#### GOAL OF THE EXERCISE
Take the material below and extract the lines from the one with "Write a LaTeX" through the one with "(0,0) rectangle (1091,808);", word for word, without pictures.

** BEGIN THE INPUT **

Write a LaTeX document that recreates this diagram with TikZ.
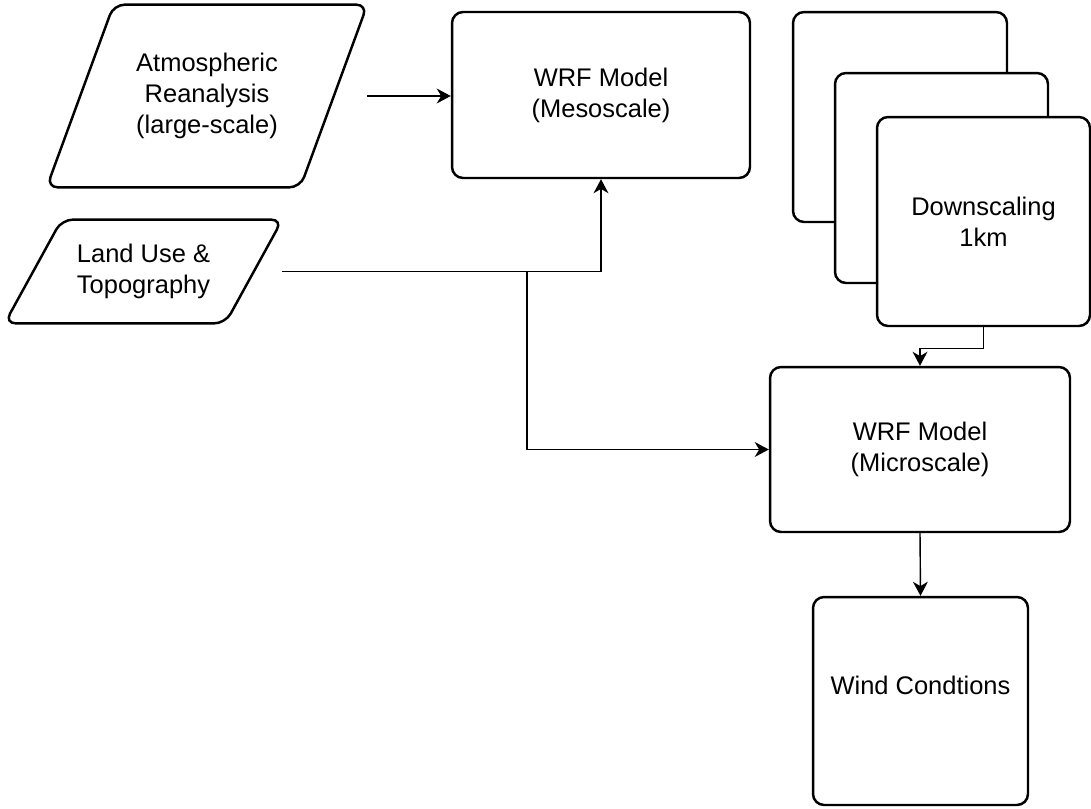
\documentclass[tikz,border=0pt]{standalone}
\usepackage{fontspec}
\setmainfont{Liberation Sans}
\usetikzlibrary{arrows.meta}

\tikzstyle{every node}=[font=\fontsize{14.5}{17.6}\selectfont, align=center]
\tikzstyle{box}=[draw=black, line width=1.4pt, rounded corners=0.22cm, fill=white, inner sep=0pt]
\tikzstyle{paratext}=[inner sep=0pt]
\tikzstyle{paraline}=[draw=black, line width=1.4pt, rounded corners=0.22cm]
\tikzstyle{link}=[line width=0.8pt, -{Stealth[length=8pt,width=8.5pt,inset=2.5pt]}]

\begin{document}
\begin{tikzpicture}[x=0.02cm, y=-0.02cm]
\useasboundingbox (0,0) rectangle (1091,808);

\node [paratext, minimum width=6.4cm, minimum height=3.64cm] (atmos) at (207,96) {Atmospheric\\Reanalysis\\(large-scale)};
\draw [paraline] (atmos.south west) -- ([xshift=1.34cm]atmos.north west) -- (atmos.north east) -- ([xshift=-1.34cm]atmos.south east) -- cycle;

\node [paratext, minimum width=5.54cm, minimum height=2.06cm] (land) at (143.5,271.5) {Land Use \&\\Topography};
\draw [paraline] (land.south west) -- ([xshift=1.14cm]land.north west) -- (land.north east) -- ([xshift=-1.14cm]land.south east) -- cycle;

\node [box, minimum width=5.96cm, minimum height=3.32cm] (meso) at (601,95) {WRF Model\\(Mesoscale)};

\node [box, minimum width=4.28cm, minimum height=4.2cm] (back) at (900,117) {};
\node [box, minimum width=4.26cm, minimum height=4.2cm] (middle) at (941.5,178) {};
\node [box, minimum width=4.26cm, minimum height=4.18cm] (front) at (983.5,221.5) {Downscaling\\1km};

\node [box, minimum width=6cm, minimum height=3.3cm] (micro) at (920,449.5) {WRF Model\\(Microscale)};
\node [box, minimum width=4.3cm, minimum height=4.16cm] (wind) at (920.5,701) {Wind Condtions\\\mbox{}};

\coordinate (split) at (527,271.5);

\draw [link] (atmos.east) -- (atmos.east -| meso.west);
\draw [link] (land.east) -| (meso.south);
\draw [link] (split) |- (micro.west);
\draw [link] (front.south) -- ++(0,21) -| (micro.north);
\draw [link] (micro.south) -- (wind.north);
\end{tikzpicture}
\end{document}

** END THE INPUT **
** BEGIN THE INPUT **

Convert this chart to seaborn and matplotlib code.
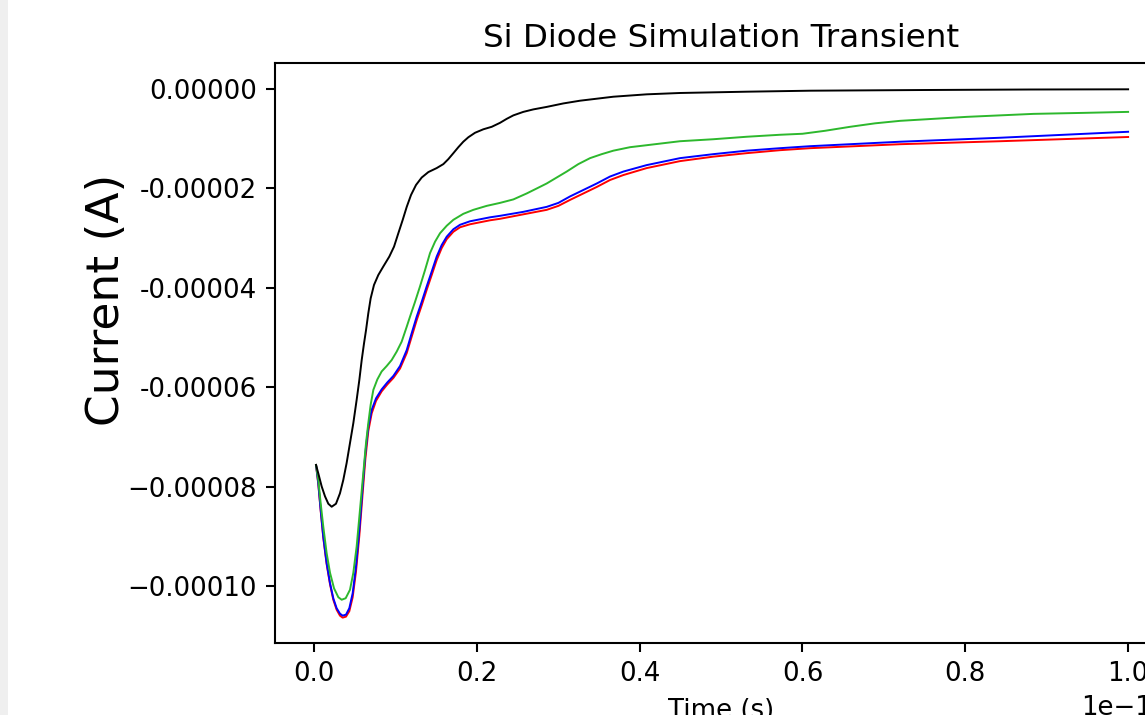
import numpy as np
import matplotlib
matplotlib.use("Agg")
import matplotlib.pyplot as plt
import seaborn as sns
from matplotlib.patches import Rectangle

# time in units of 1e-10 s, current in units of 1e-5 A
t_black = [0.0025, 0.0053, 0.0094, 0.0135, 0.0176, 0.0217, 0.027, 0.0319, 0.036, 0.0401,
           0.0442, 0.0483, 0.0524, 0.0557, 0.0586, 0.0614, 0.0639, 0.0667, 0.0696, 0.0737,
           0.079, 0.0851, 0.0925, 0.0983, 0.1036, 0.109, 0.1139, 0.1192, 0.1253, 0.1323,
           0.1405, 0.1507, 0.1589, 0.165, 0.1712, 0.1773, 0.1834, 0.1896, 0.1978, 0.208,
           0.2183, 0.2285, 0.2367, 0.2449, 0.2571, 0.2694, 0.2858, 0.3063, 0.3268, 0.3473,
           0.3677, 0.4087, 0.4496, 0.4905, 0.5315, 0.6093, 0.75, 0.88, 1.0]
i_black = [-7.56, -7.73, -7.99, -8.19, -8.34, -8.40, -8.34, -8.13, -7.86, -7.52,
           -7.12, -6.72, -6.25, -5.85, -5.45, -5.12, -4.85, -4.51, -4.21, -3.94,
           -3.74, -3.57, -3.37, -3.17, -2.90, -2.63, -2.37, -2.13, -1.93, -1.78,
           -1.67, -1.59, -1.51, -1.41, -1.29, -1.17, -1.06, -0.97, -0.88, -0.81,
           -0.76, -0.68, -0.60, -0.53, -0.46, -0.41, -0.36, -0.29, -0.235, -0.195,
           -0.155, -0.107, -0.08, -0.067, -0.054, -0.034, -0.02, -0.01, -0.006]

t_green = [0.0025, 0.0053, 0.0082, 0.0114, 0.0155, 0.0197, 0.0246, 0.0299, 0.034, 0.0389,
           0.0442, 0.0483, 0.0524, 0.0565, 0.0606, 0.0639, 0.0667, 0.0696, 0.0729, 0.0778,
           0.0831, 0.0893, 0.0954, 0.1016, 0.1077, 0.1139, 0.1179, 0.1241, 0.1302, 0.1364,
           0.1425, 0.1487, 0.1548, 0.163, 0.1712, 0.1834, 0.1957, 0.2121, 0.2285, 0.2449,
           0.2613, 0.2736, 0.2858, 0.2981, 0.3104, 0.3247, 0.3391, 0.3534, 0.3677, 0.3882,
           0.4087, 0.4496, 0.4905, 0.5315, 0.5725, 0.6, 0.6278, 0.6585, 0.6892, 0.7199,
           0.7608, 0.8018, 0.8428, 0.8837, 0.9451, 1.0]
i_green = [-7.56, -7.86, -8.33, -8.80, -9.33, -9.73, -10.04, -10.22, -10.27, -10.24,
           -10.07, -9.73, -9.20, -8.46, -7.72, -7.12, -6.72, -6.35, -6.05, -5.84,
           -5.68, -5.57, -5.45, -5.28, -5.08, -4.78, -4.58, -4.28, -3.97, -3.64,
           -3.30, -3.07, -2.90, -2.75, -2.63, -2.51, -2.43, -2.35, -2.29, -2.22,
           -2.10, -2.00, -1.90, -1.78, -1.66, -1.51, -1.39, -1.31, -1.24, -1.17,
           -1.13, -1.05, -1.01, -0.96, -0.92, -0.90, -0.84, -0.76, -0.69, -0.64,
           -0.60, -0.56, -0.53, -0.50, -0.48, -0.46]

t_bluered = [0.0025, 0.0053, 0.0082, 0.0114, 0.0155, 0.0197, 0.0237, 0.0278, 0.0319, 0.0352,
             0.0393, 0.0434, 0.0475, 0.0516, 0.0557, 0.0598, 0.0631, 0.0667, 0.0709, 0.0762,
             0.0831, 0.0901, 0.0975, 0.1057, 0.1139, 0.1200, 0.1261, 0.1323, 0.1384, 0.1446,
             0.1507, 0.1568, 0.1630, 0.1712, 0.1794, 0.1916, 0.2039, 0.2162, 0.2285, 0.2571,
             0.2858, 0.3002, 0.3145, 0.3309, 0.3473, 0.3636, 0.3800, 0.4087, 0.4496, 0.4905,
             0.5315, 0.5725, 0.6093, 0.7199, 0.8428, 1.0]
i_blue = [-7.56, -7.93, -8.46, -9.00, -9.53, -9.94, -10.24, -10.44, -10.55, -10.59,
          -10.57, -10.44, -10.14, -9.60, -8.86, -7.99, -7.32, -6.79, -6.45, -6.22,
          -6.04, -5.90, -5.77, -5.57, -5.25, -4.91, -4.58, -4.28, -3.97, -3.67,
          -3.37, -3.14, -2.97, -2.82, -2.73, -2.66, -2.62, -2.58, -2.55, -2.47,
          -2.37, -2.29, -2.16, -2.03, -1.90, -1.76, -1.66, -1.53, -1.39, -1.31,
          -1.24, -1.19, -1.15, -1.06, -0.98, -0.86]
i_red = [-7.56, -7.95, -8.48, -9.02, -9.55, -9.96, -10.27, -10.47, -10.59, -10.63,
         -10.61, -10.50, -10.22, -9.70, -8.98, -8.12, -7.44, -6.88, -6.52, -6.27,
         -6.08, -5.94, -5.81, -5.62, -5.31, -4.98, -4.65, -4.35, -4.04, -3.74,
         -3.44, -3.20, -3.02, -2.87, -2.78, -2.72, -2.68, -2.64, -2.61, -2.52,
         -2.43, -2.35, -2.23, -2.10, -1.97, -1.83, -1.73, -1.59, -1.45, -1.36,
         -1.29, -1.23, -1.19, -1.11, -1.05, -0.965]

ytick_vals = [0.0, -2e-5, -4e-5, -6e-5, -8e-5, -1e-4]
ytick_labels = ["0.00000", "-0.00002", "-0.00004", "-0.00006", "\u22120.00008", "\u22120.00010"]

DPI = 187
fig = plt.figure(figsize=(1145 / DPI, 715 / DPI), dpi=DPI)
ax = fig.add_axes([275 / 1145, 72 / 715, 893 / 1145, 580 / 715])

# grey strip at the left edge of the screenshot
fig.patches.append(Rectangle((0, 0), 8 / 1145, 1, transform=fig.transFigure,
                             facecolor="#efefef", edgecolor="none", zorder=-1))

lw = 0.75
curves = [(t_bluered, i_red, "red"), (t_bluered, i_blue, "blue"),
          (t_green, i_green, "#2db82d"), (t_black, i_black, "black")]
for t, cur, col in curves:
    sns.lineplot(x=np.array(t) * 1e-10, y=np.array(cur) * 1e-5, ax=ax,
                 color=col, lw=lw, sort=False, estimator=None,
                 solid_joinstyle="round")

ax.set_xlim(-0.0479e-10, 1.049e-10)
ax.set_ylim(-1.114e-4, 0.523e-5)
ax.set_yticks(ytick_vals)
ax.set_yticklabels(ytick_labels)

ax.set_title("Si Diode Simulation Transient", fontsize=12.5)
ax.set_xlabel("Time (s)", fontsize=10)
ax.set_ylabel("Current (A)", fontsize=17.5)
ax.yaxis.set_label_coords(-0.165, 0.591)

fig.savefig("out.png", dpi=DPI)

** END THE INPUT **
** BEGIN THE INPUT **

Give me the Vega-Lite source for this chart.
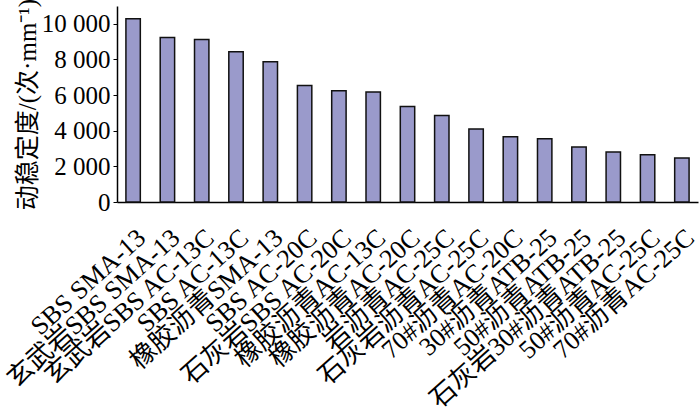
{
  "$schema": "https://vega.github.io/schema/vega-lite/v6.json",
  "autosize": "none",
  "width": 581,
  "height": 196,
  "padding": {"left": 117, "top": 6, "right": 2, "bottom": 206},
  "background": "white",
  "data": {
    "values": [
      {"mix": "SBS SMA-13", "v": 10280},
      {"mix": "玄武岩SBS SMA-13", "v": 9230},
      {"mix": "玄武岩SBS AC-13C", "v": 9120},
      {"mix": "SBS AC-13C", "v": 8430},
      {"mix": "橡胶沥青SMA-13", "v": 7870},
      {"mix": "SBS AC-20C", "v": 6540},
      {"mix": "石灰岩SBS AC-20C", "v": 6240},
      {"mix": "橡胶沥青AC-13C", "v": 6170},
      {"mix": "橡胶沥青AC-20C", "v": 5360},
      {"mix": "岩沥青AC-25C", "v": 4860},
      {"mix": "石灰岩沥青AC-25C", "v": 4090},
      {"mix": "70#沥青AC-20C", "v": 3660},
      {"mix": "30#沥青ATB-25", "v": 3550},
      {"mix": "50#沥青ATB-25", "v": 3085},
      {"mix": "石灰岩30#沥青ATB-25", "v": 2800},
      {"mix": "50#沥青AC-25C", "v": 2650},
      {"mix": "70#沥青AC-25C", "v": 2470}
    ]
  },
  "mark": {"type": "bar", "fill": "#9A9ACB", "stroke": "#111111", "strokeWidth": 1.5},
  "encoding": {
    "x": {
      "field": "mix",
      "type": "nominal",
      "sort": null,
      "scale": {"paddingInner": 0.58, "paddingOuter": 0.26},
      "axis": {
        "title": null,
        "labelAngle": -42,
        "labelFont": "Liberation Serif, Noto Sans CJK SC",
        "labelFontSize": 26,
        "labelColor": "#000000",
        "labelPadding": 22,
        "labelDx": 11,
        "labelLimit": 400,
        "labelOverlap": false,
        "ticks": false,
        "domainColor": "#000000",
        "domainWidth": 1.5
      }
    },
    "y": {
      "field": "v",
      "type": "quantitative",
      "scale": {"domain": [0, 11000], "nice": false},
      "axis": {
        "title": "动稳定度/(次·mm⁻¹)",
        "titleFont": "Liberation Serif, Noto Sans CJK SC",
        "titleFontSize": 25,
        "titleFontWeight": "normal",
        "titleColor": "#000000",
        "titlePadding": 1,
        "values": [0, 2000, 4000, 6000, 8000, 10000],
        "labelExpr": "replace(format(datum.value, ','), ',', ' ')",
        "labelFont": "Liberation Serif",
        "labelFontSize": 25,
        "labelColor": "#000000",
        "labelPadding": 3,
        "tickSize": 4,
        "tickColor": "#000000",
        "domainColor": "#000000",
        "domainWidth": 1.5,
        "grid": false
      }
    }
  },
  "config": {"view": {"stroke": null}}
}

** END THE INPUT **

#### COMPLETED EXERCISE
Write a LaTeX document that recreates this diagram with TikZ.
\documentclass[tikz,border=0pt]{standalone}
\usepackage{fontspec}
\setmainfont{Liberation Sans}
\usetikzlibrary{arrows.meta}

\tikzstyle{every node}=[font=\fontsize{14.5}{17.6}\selectfont, align=center]
\tikzstyle{box}=[draw=black, line width=1.4pt, rounded corners=0.22cm, fill=white, inner sep=0pt]
\tikzstyle{paratext}=[inner sep=0pt]
\tikzstyle{paraline}=[draw=black, line width=1.4pt, rounded corners=0.22cm]
\tikzstyle{link}=[line width=0.8pt, -{Stealth[length=8pt,width=8.5pt,inset=2.5pt]}]

\begin{document}
\begin{tikzpicture}[x=0.02cm, y=-0.02cm]
\useasboundingbox (0,0) rectangle (1091,808);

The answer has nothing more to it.